Consumers endorse the FTC approach, where protection depends on the data, not on who collects it.
The Pew Survey
Advocates of strong privacy controls over ISPs but weak ones for web services like to cite the Sept. 21st Pew Research survey on privacy. This part is most commonly mentioned:
Some 74% say it is “very important” to them that they be in control of who can get information about them, and 65% say it is “very important” to them to control what information is collected about them. Personal control matters a lot to people. If the traditional American view of privacy is the “right to be left alone,” the 21st-century refinement of that idea is the right to control their identity and information. They understand that modern life won’t allow them to be “left alone” and untracked, but they do want to have a say in how their personal information is used.
But what does that mean? My guess is that we’re OK with reputable firms collecting and selling some of our info, but not with fly-by-night operators. But who remembers all the privacy agreements we’ve accepted without reading them because we were eager for some content? I certainly don’t.

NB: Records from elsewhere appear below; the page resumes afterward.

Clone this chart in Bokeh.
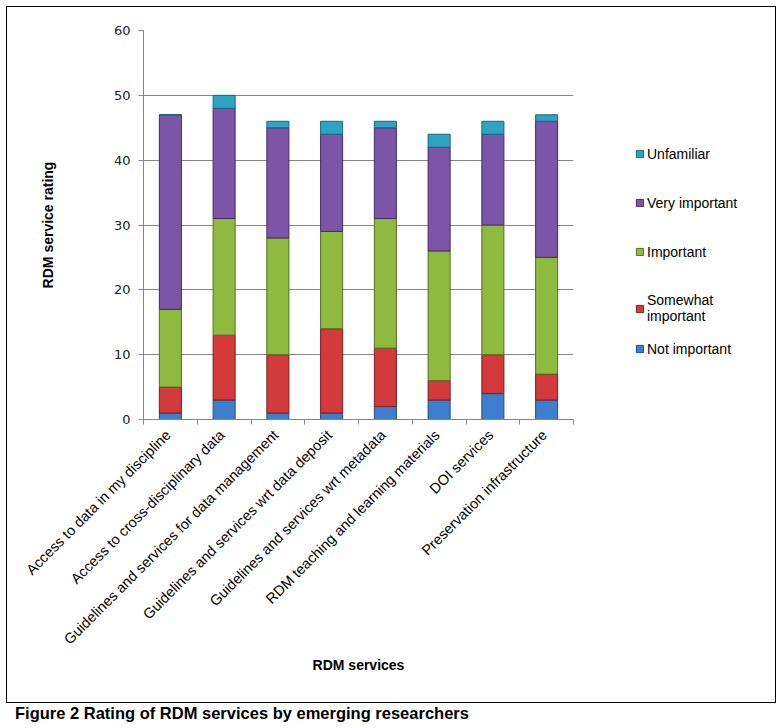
import numpy as np
from bokeh.plotting import figure
from bokeh.models import (ColumnDataSource, Legend, LegendItem, FixedTicker, Div)
from bokeh.layouts import column, row
from bokeh.embed import file_html
from bokeh.resources import INLINE

services = [
    "Access to data in my discipline",
    "Access to cross-disciplinary data",
    "Guidelines and services for data management",
    "Guidelines and services wrt data deposit",
    "Guidelines and services wrt metadata",
    "RDM teaching and learning materials",
    "DOI services",
    "Preservation infrastructure",
]
not_important = [1, 3, 1, 1, 2, 3, 4, 3]
somewhat_important = [4, 10, 9, 13, 9, 3, 6, 4]
important = [12, 18, 18, 15, 20, 20, 20, 18]
very_important = [30, 17, 17, 15, 14, 16, 14, 21]
unfamiliar = [0, 2, 1, 2, 1, 2, 2, 1]

series_keys = ["not_important", "somewhat_important", "important", "very_important", "unfamiliar"]
series_labels = ["Not important", "Somewhat\nimportant", "Important", "Very important", "Unfamiliar"]
colors = ["#3D7FCC", "#D23A3C", "#8DBA3F", "#7C55A8", "#2EA3C2"]
edges = ["#1F4E86", "#7E1E20", "#52701F", "#452C66", "#17697F"]
y_ticks = [0, 10, 20, 30, 40, 50, 60]

xpos = list(np.arange(len(services)) + 0.5)
source = ColumnDataSource(dict(
    x=xpos,
    not_important=not_important,
    somewhat_important=somewhat_important,
    important=important,
    very_important=very_important,
    unfamiliar=unfamiliar,
))

p = figure(width=580, height=695, output_backend="svg", toolbar_location=None,
           x_range=(0, len(services)), y_range=(0, 60),
           min_border_left=136, min_border_right=14, min_border_top=23, min_border_bottom=283)
p.outline_line_color = None

p.vbar_stack(series_keys, x="x", width=0.41, source=source,
             fill_color=colors, line_color=edges, line_width=1)

# axes
p.yaxis.ticker = FixedTicker(ticks=y_ticks)
p.yaxis.minor_tick_line_color = None
p.yaxis.major_tick_out = 5
p.yaxis.major_tick_in = 0
p.yaxis.axis_line_color = "#868686"
p.yaxis.major_tick_line_color = "#868686"
p.yaxis.major_label_text_font = "DejaVu Sans"
p.yaxis.major_label_text_font_size = "13px"
p.yaxis.major_label_text_color = "#222222"
p.yaxis.major_label_standoff = 8
p.yaxis.axis_label = "RDM service rating"
p.yaxis.axis_label_text_font = "Liberation Sans"
p.yaxis.axis_label_text_font_style = "bold"
p.yaxis.axis_label_text_font_size = "14px"
p.yaxis.axis_label_text_color = "#000000"
p.yaxis.axis_label_standoff = 55

label_ticks = [x - 0.04 for x in xpos]
p.xaxis.ticker = FixedTicker(ticks=label_ticks, minor_ticks=list(range(len(services) + 1)))
p.xaxis.major_label_overrides = {float(x): s for x, s in zip(label_ticks, services)}
p.xaxis.major_tick_line_color = None
p.xaxis.minor_tick_line_color = "#868686"
p.xaxis.minor_tick_out = 5
p.xaxis.minor_tick_in = 0
p.xaxis.axis_line_color = "#868686"
p.xaxis.major_label_orientation = np.pi / 4
p.xaxis.major_label_text_font = "Liberation Sans"
p.xaxis.major_label_text_font_size = "14.5px"
p.xaxis.major_label_text_color = "#000000"
p.xaxis.major_label_standoff = 7
p.xaxis.axis_label = "RDM services"
p.xaxis.axis_label_text_font = "Liberation Sans"
p.xaxis.axis_label_text_font_style = "bold"
p.xaxis.axis_label_text_font_size = "14px"
p.xaxis.axis_label_text_color = "#000000"
p.xaxis.axis_label_standoff = 1

p.xgrid.grid_line_color = None
p.ygrid.grid_line_color = "#868686"
p.ygrid.ticker = FixedTicker(ticks=y_ticks)

# legend panel (separate canvas to the right of the chart)
lf = figure(width=188, height=695, output_backend="svg", toolbar_location=None,
            x_axis_type=None, y_axis_type=None, x_range=(0, 1), y_range=(0, 1),
            min_border_left=48, min_border_top=23, min_border_right=0, min_border_bottom=283)
lf.outline_line_color = None
lf.grid.grid_line_color = None
lrs = lf.vbar_stack(series_keys, x="x", width=0.41, source=source,
                    fill_color=colors, line_color=edges, line_width=1)
for r in lrs:
    r.visible = False
items = [LegendItem(label=lab, renderers=[r]) for lab, r in zip(series_labels, lrs)]


def make_legend(its, loc):
    lg = Legend(items=its, location=loc)
    lg.glyph_width = 9
    lg.glyph_height = 9
    lg.label_text_font = "Liberation Sans"
    lg.label_text_font_size = "14px"
    lg.label_text_color = "#000000"
    lg.label_height = 17
    lg.label_standoff = 3
    lg.spacing = 32
    lg.padding = 0
    lg.margin = 0
    lg.border_line_color = None
    lg.background_fill_alpha = 0
    lg.click_policy = "none"
    return lg


lf.add_layout(make_legend(list(reversed(items[1:])), (0, 95)))
lf.add_layout(make_legend([items[0]], (0, 62)))

chart = row(p, lf, spacing=0, styles={"border": "1px solid #000"})

caption = Div(text="Figure 2 Rating of RDM services by emerging researchers",
              styles={"font-family": "Liberation Sans, Arial, sans-serif", "font-weight": "bold",
                      "font-size": "16.5px", "line-height": "10px", "color": "#000",
                      "padding-left": "4px"},
              width=760, height=20)

layout = column(chart, caption, spacing=0, margin=(6, 0, 0, 6))
open("out.html", "w").write(file_html(layout, INLINE))
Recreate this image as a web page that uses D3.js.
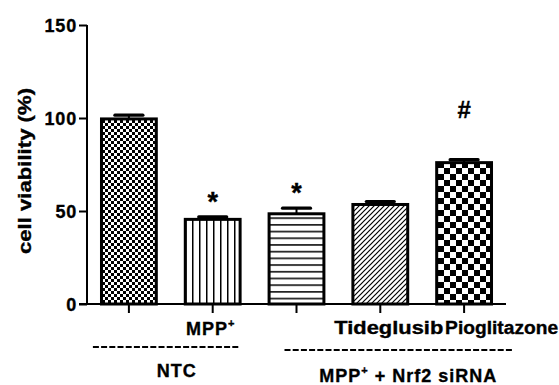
<!DOCTYPE html>
<html><head><meta charset="utf-8">
<script src="https://cdn.jsdelivr.net/npm/d3@7"></script>
<style>
body{margin:0;background:#fff}
svg{display:block}
text{font-family:"Liberation Sans",Arial,sans-serif;font-weight:bold;fill:#000;stroke:#000;stroke-width:0.35px}
</style>
</head><body><svg id="c" width="559" height="385"></svg>
<script>
// ---- data ----
const categories = ["NTC", "MPP+", "MPP+ siRNA", "Tideglusib", "Pioglitazone"];
const tickLabels = ["", "MPP", "", "Tideglusib", "Pioglitazone"];
const means = [99.5, 45.5, 48.5, 53.5, 76];
const errors = [2, 1.3, 3, 1.6, 1.6];
const marks = ["", "*", "*", "", "#"];
const yTicks = [0, 50, 100, 150];
const groupLabels = ["NTC", "MPP"];
const patternIds = ["checkFine", "vert", "horiz", "diag", "checkCoarse"];

const svg = d3.select("#c");
const x = d3.scaleBand().domain(categories).range([87, 506]).paddingInner(0.31).paddingOuter(0.155);
const y = d3.scaleLinear().domain([0, 150]).range([304, 25]);

// ---- patterns ----
const defs = svg.append("defs");
function pat(id, w, h) {
  const p = defs.append("pattern").attr("id", id).attr("patternUnits", "userSpaceOnUse")
    .attr("width", w).attr("height", h);
  p.append("rect").attr("width", w).attr("height", h).attr("fill", "#fff");
  return p;
}
let p = pat("checkFine", 6, 6);
p.append("rect").attr("width", 3).attr("height", 3).attr("fill", "#000");
p.append("rect").attr("x", 3).attr("y", 3).attr("width", 3).attr("height", 3).attr("fill", "#000");
p = pat("vert", 7, 7);
p.append("rect").attr("x", 3).attr("width", 1.5).attr("height", 7).attr("fill", "#000");
p = pat("horiz", 7, 6.7);
p.append("rect").attr("y", 3).attr("width", 7).attr("height", 1.5).attr("fill", "#000");
p = pat("diag", 5, 5);
p.append("path").attr("d", "M-1,6 L6,-1 M-1,1 L1,-1 M4,6 L6,4").attr("stroke", "#000").attr("stroke-width", 1.2);
p = pat("checkCoarse", 12, 12);
p.append("rect").attr("width", 6).attr("height", 6).attr("fill", "#000");
p.append("rect").attr("x", 6).attr("y", 6).attr("width", 6).attr("height", 6).attr("fill", "#000");

// ---- bars ----
const cx = i => x(categories[i]) + x.bandwidth() / 2;
const bw = x.bandwidth() - 3;
categories.forEach((c, i) => {
  svg.append("rect")
    .attr("x", cx(i) - bw / 2).attr("y", y(means[i]))
    .attr("width", bw).attr("height", y(0) - y(means[i]))
    .attr("fill", "url(#" + patternIds[i] + ")")
    .attr("stroke", "#000").attr("stroke-width", 3);
  // error bar (upper)
  svg.append("line").attr("x1", cx(i)).attr("x2", cx(i))
    .attr("y1", y(means[i])).attr("y2", y(means[i] + errors[i]))
    .attr("stroke", "#000").attr("stroke-width", 2);
  svg.append("line").attr("x1", cx(i) - 14).attr("x2", cx(i) + 14)
    .attr("y1", y(means[i] + errors[i])).attr("y2", y(means[i] + errors[i]))
    .attr("stroke", "#000").attr("stroke-width", 3.2).attr("stroke-linecap", "round");
  if (marks[i]) {
    const isHash = marks[i] === "#";
    svg.append("text").attr("x", cx(i)).attr("y", y(means[i] + errors[i]) - (isHash ? 42 : 6))
      .attr("text-anchor", "middle")
      .attr("font-size", isHash ? 24 : 27)
      .text(marks[i]);
  }
});

// ---- axes ----
const yAxis = svg.append("g").attr("transform", "translate(87,0)")
  .call(d3.axisLeft(y).tickValues(yTicks).tickSize(8).tickPadding(3).tickFormat(d3.format("d")));
yAxis.select(".domain").attr("stroke-width", 2).attr("d", "M0," + y(150) + "V" + y(0));
yAxis.selectAll(".tick line").attr("stroke-width", 2);
yAxis.selectAll(".tick text").attr("font-size", 18).attr("dy", "0.36em")
  .attr("font-family", null).attr("x", -10).attr("letter-spacing", 0.8);

const xAxis = svg.append("g").attr("transform", "translate(0,304)")
  .call(d3.axisBottom(x).tickSize(9).tickFormat(""));
xAxis.select(".domain").attr("stroke-width", 2).attr("d", "M79,0H506");
xAxis.selectAll(".tick line").attr("stroke-width", 2);

// x tick labels
const mpp = svg.append("text").attr("x", cx(1) - 2).attr("y", 335).attr("text-anchor", "middle")
  .attr("font-size", 18).attr("letter-spacing", 1);
mpp.append("tspan").text(tickLabels[1]);
mpp.append("tspan").attr("dy", -8).attr("font-size", 11).text("+");
svg.append("text").attr("x", cx(3) - 46).attr("y", 334).attr("font-size", 18)
  .attr("textLength", 109).attr("lengthAdjust", "spacingAndGlyphs").text(tickLabels[3]);
svg.append("text").attr("x", cx(4) - 19).attr("y", 334).attr("font-size", 18)
  .attr("textLength", 113).attr("lengthAdjust", "spacingAndGlyphs").text(tickLabels[4]);

// group separators (dashed)
svg.append("line").attr("x1", cx(0) - 36).attr("x2", cx(1) + 27).attr("y1", 347).attr("y2", 347)
  .attr("stroke", "#000").attr("stroke-width", 2.2).attr("stroke-dasharray", "6,2.2");
svg.append("line").attr("x1", cx(2) - 12).attr("x2", cx(4) + 50).attr("y1", 350).attr("y2", 350)
  .attr("stroke", "#000").attr("stroke-width", 2.2).attr("stroke-dasharray", "6,2.2");

svg.append("text").attr("x", (cx(0) + cx(1)) / 2 + 6).attr("y", 377).attr("text-anchor", "middle")
  .attr("font-size", 18).attr("letter-spacing", 1).text(groupLabels[0]);
const g2 = svg.append("text").attr("x", cx(3) + 28).attr("y", 382).attr("text-anchor", "middle")
  .attr("font-size", 18).attr("letter-spacing", 1);
g2.append("tspan").text(groupLabels[1]);
g2.append("tspan").attr("dy", -8).attr("font-size", 11).text("+");
g2.append("tspan").attr("dy", 8).text(" + Nrf2 siRNA");

// y title
svg.append("text").attr("transform", "translate(31,171) rotate(-90)").attr("text-anchor", "middle")
  .attr("font-size", 18).attr("textLength", 166).attr("lengthAdjust", "spacingAndGlyphs")
  .text("cell viability (%)");
</script>
</body></html>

It’s common these days for people to use password managers to keep track of login credentials for all the sites we visit. If you use one, you only have to remember one password and despite having unique passwords for all the sites you visit that no one can guess. These tools are popular because the information they protect is sensitive: credit card numbers and shopping history.
Given that password managers are widely used, why don’t we also have “privacy managers” to keep track of the privacy agreements we’ve accepted and maybe even to read them for tricky conditions? The program could even rate them for us. It seems common sense that we get apps for things that are broadly important to us.
So maybe the solution to the FCC’s privacy dilemma is to enact some standards that would actually make it easier for consumers to make those privacy choices that we want to make for all the sites we visit. That’s where the problem lies, after all.
A Standards-Based Solution
The kind of standards I have in mind are machine readable privacy agreements in a standard format and automatic reminders of the agreements we’ve accepted. That sort of rule could be applied across the board to ISPs and web sites alike and be genuinely empowering.
But it will take an act of Congress – or cooperation between the FCC and the FTC – to operationalize. So why don’t we do that?